Reporter: Marcelino Benito

TUCSON (KGUN9-TV) -"We are immigrant friendly." It's the message the city of Tucson sent the world Tuesday night. The resolution tries to improve the Old Pueblo's image post SB 1070.

"There's a level of fear among immigrants because of the way they're treated," said Fr. Ron Oakham.

Fr. Oakham is the Pastor at St. Cyril of Alexandria Catholic Parish. He was one of several clergymen that spoke out at Tuesday night's city council meeting. He wants immigrants to feel welcome in the city.

"It saddens me to think we don't want immigrants," he said. "When I hear people talking about being afraid I think 'geez that's not who we are.'"

The motion by Councilwoman Regina Romero clarifies that legal immigrants are welcome in Tucson and will be protected. It's modeled after the city of Dayton, Ohio. The resolution passed with a 6-1 vote. Councilman Steve Kozachik was the lone 'no' vote. 9OYS reporter Marcelino Benito asked him if he felt such a resolution was necessary.

"No, it wasn't," he replied. "Our community knows what we're about. We showed it since our initial objection to SB 1070."

Kozachik says he voted no because of the Dayton model saying there are things Dayton does that would not work in Tucson and could do more harm than good.

"If the rest of the council wants to drive to Maricopa County and put this in Arpaio's office, I'll even drive the car," Kozachik said. "But we're already different then Maricopa County. What he's doing up there, doesn't reflect what we're doing here."

SB 1070 did impact local business. The resolution hopes to help turn those losses around. It's something the Tucson Hispanic Chamber of Commerce supports.

"I appreciate the spirit of the action that the City Council took yesterday," President Lea Marquez-Peterson said.

Everyone on both sides of the issue realize a few pieces of paper can't completely change an underlying anti-immigrant attitude.

"Just make a city immigrant-friendly doesn't take care of the problem," Fr.
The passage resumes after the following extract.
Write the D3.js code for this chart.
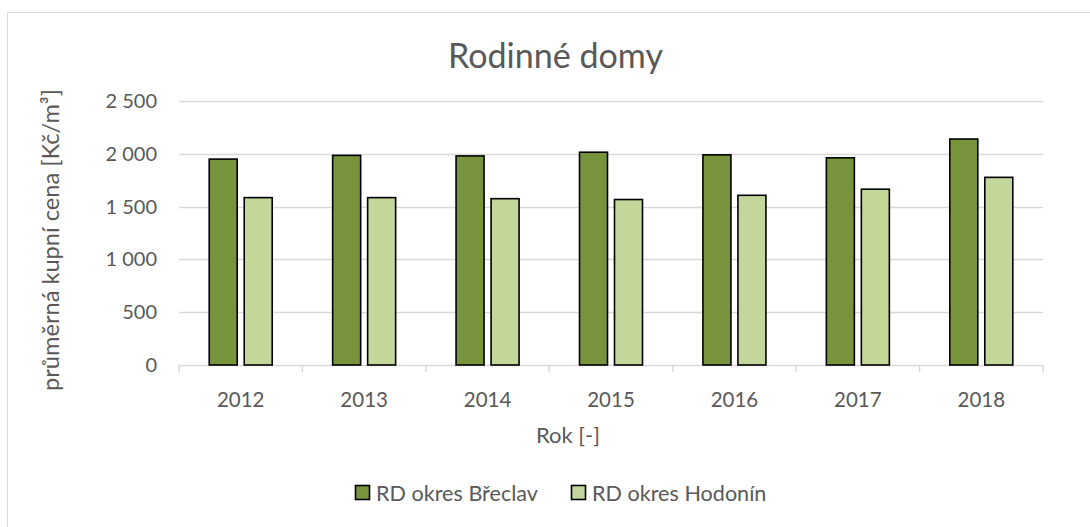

Oakham said. "We have a nationwide system that doesn't work. We need immigration reform and trying to fix it in an anti-immigrant environment is hard."

In the resolution, the council also expressed support for the Tucson Police Department and its commitment to protect all people living in the City of Tucson regardless of immigration status. The council also plans to host forums on racial profiling this Fall and plans to facilitate community conversations with key players before officially proclaiming Tucson an "Immigrant Welcoming" city.